Give every line again exactly as it appears, please, but not the pictures.

─── Records supplied

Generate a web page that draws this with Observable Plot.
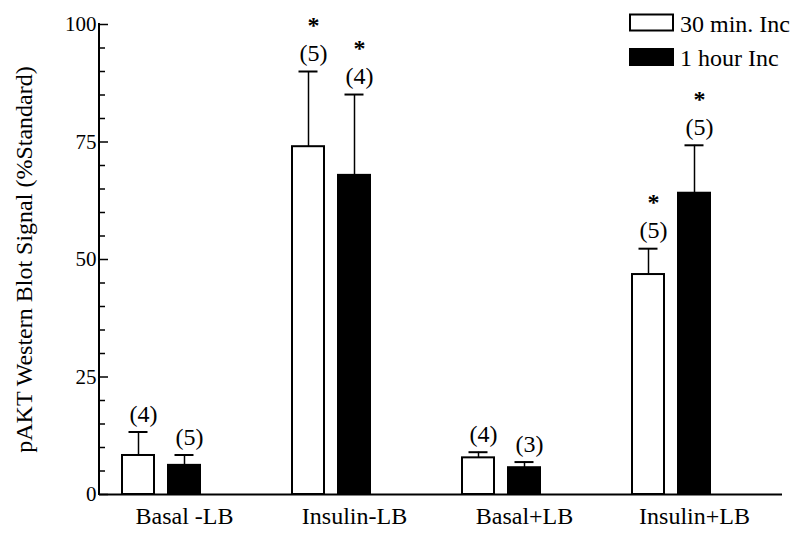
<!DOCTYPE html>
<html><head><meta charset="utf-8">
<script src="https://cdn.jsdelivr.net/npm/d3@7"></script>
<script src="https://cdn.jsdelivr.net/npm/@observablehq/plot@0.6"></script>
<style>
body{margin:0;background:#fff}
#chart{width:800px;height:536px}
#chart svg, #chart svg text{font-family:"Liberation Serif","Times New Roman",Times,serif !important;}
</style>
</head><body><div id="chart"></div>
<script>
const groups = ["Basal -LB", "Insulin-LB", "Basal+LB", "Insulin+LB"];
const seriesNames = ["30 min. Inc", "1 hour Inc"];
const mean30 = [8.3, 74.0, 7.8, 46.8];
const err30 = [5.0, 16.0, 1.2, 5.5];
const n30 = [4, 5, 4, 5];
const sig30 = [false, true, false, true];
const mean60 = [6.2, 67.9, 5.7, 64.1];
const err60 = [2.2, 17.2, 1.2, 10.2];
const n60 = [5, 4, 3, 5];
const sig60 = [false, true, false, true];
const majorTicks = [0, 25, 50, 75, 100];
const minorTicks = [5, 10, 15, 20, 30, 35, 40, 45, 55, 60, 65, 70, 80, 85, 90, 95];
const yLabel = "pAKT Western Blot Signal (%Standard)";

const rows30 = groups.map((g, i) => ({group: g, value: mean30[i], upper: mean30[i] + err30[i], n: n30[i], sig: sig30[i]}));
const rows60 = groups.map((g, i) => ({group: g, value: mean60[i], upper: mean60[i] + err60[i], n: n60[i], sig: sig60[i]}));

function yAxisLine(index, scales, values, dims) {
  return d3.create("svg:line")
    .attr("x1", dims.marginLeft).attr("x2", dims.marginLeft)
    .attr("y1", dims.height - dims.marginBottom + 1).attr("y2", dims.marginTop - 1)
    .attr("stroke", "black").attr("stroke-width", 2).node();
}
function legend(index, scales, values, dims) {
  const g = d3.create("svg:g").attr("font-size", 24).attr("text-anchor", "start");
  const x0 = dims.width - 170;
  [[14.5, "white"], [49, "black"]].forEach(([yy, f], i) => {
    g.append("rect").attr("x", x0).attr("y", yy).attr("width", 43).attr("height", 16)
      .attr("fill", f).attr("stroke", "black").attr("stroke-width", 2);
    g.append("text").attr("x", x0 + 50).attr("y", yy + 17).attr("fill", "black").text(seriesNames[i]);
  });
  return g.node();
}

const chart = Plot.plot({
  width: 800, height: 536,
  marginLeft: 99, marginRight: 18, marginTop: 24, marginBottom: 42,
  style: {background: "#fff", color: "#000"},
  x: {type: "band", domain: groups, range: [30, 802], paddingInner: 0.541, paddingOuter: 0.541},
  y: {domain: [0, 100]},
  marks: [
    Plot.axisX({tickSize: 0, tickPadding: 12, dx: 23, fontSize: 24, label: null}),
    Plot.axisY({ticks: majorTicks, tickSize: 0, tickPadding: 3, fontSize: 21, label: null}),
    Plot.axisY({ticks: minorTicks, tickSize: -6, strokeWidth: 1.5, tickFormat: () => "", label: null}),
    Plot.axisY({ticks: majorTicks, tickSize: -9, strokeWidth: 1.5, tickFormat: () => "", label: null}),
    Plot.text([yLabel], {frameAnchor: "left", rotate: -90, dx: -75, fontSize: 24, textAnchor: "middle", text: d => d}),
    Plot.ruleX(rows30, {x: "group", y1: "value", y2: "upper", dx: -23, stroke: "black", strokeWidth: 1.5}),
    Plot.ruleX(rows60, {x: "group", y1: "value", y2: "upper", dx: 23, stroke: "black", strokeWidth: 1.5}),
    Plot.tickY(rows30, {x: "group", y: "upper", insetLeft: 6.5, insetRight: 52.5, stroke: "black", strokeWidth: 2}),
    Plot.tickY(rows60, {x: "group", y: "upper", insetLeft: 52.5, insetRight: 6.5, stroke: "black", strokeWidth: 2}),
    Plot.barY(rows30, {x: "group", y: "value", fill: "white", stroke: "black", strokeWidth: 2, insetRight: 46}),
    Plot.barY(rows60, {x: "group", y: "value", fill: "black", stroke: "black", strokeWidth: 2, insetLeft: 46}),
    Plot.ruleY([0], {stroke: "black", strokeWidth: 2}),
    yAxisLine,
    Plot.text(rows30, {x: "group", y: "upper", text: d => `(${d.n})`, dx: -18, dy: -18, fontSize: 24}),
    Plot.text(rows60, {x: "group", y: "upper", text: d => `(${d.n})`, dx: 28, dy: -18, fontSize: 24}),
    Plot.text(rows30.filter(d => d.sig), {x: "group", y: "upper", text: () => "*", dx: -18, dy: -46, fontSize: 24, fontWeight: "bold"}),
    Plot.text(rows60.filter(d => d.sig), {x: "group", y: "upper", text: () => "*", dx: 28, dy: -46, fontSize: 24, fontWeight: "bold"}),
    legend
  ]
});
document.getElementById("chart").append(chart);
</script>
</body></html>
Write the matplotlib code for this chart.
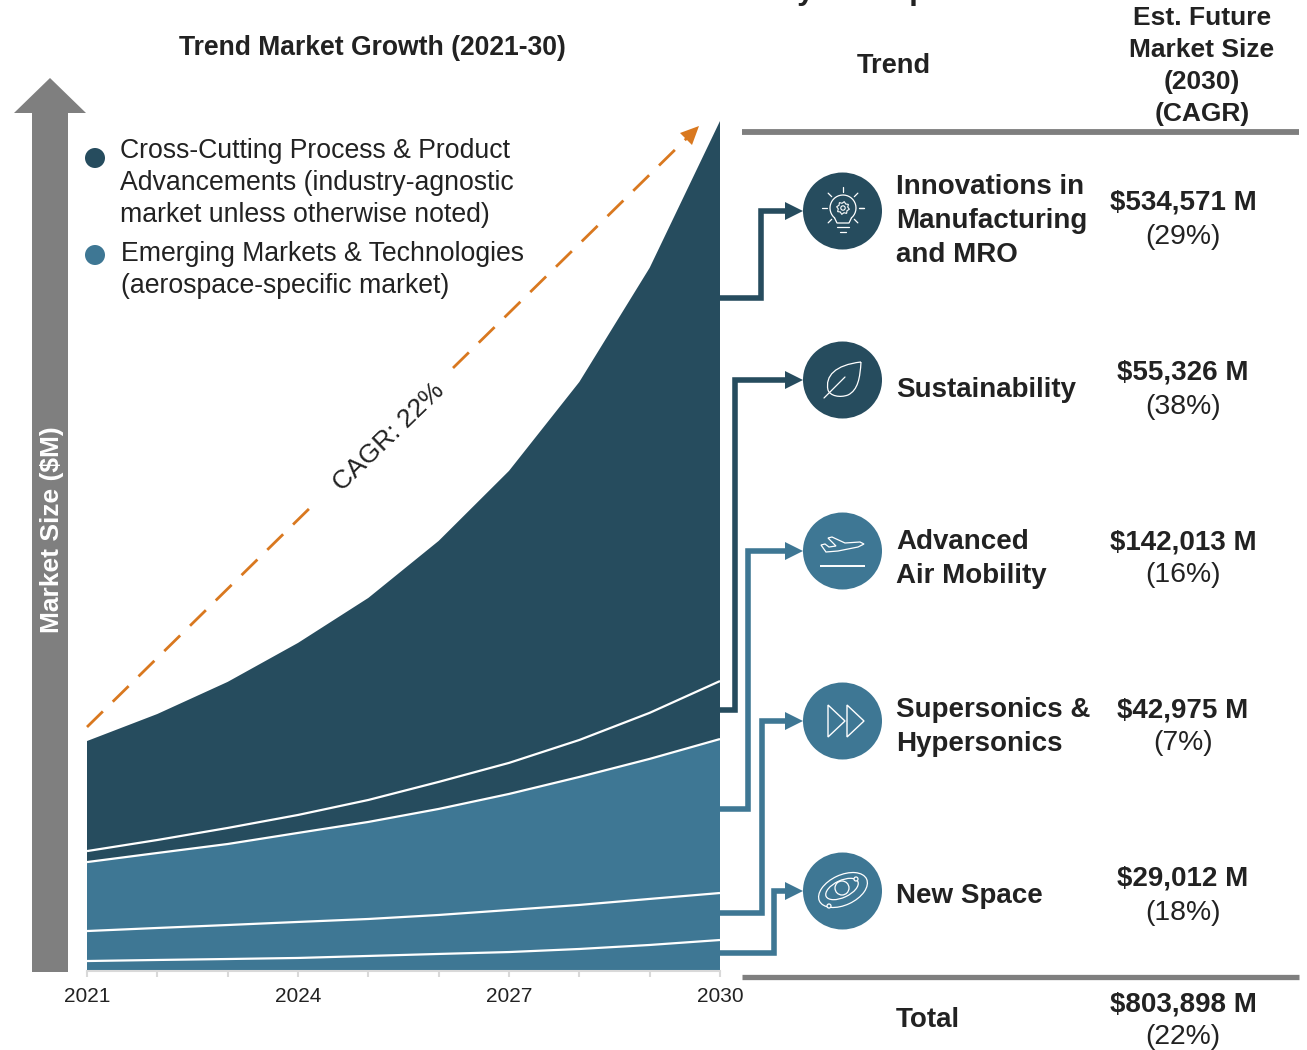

──────

Output for this exercise:
Generate a web page that draws this with Observable Plot.
<!DOCTYPE html>
<html><head><meta charset="utf-8">
<script src="https://cdn.jsdelivr.net/npm/d3@7"></script>
<script src="https://cdn.jsdelivr.net/npm/@observablehq/plot@0.6"></script>
<style>
body{margin:0;background:#fff}
#chart{width:800px;height:536px}
#chart svg, #chart svg text{font-family:"Liberation Serif","Times New Roman",Times,serif !important;}
</style>
</head><body><div id="chart"></div>
<script>
const groups = ["Basal -LB", "Insulin-LB", "Basal+LB", "Insulin+LB"];
const seriesNames = ["30 min. Inc", "1 hour Inc"];
const mean30 = [8.3, 74.0, 7.8, 46.8];
const err30 = [5.0, 16.0, 1.2, 5.5];
const n30 = [4, 5, 4, 5];
const sig30 = [false, true, false, true];
const mean60 = [6.2, 67.9, 5.7, 64.1];
const err60 = [2.2, 17.2, 1.2, 10.2];
const n60 = [5, 4, 3, 5];
const sig60 = [false, true, false, true];
const majorTicks = [0, 25, 50, 75, 100];
const minorTicks = [5, 10, 15, 20, 30, 35, 40, 45, 55, 60, 65, 70, 80, 85, 90, 95];
const yLabel = "pAKT Western Blot Signal (%Standard)";

const rows30 = groups.map((g, i) => ({group: g, value: mean30[i], upper: mean30[i] + err30[i], n: n30[i], sig: sig30[i]}));
const rows60 = groups.map((g, i) => ({group: g, value: mean60[i], upper: mean60[i] + err60[i], n: n60[i], sig: sig60[i]}));

function yAxisLine(index, scales, values, dims) {
  return d3.create("svg:line")
    .attr("x1", dims.marginLeft).attr("x2", dims.marginLeft)
    .attr("y1", dims.height - dims.marginBottom + 1).attr("y2", dims.marginTop - 1)
    .attr("stroke", "black").attr("stroke-width", 2).node();
}
function legend(index, scales, values, dims) {
  const g = d3.create("svg:g").attr("font-size", 24).attr("text-anchor", "start");
  const x0 = dims.width - 170;
  [[14.5, "white"], [49, "black"]].forEach(([yy, f], i) => {
    g.append("rect").attr("x", x0).attr("y", yy).attr("width", 43).attr("height", 16)
      .attr("fill", f).attr("stroke", "black").attr("stroke-width", 2);
    g.append("text").attr("x", x0 + 50).attr("y", yy + 17).attr("fill", "black").text(seriesNames[i]);
  });
  return g.node();
}

const chart = Plot.plot({
  width: 800, height: 536,
  marginLeft: 99, marginRight: 18, marginTop: 24, marginBottom: 42,
  style: {background: "#fff", color: "#000"},
  x: {type: "band", domain: groups, range: [30, 802], paddingInner: 0.541, paddingOuter: 0.541},
  y: {domain: [0, 100]},
  marks: [
    Plot.axisX({tickSize: 0, tickPadding: 12, dx: 23, fontSize: 24, label: null}),
    Plot.axisY({ticks: majorTicks, tickSize: 0, tickPadding: 3, fontSize: 21, label: null}),
    Plot.axisY({ticks: minorTicks, tickSize: -6, strokeWidth: 1.5, tickFormat: () => "", label: null}),
    Plot.axisY({ticks: majorTicks, tickSize: -9, strokeWidth: 1.5, tickFormat: () => "", label: null}),
    Plot.text([yLabel], {frameAnchor: "left", rotate: -90, dx: -75, fontSize: 24, textAnchor: "middle", text: d => d}),
    Plot.ruleX(rows30, {x: "group", y1: "value", y2: "upper", dx: -23, stroke: "black", strokeWidth: 1.5}),
    Plot.ruleX(rows60, {x: "group", y1: "value", y2: "upper", dx: 23, stroke: "black", strokeWidth: 1.5}),
    Plot.tickY(rows30, {x: "group", y: "upper", insetLeft: 6.5, insetRight: 52.5, stroke: "black", strokeWidth: 2}),
    Plot.tickY(rows60, {x: "group", y: "upper", insetLeft: 52.5, insetRight: 6.5, stroke: "black", strokeWidth: 2}),
    Plot.barY(rows30, {x: "group", y: "value", fill: "white", stroke: "black", strokeWidth: 2, insetRight: 46}),
    Plot.barY(rows60, {x: "group", y: "value", fill: "black", stroke: "black", strokeWidth: 2, insetLeft: 46}),
    Plot.ruleY([0], {stroke: "black", strokeWidth: 2}),
    yAxisLine,
    Plot.text(rows30, {x: "group", y: "upper", text: d => `(${d.n})`, dx: -18, dy: -18, fontSize: 24}),
    Plot.text(rows60, {x: "group", y: "upper", text: d => `(${d.n})`, dx: 28, dy: -18, fontSize: 24}),
    Plot.text(rows30.filter(d => d.sig), {x: "group", y: "upper", text: () => "*", dx: -18, dy: -46, fontSize: 24, fontWeight: "bold"}),
    Plot.text(rows60.filter(d => d.sig), {x: "group", y: "upper", text: () => "*", dx: 28, dy: -46, fontSize: 24, fontWeight: "bold"}),
    legend
  ]
});
document.getElementById("chart").append(chart);
</script>
</body></html>
Write the matplotlib code for this chart.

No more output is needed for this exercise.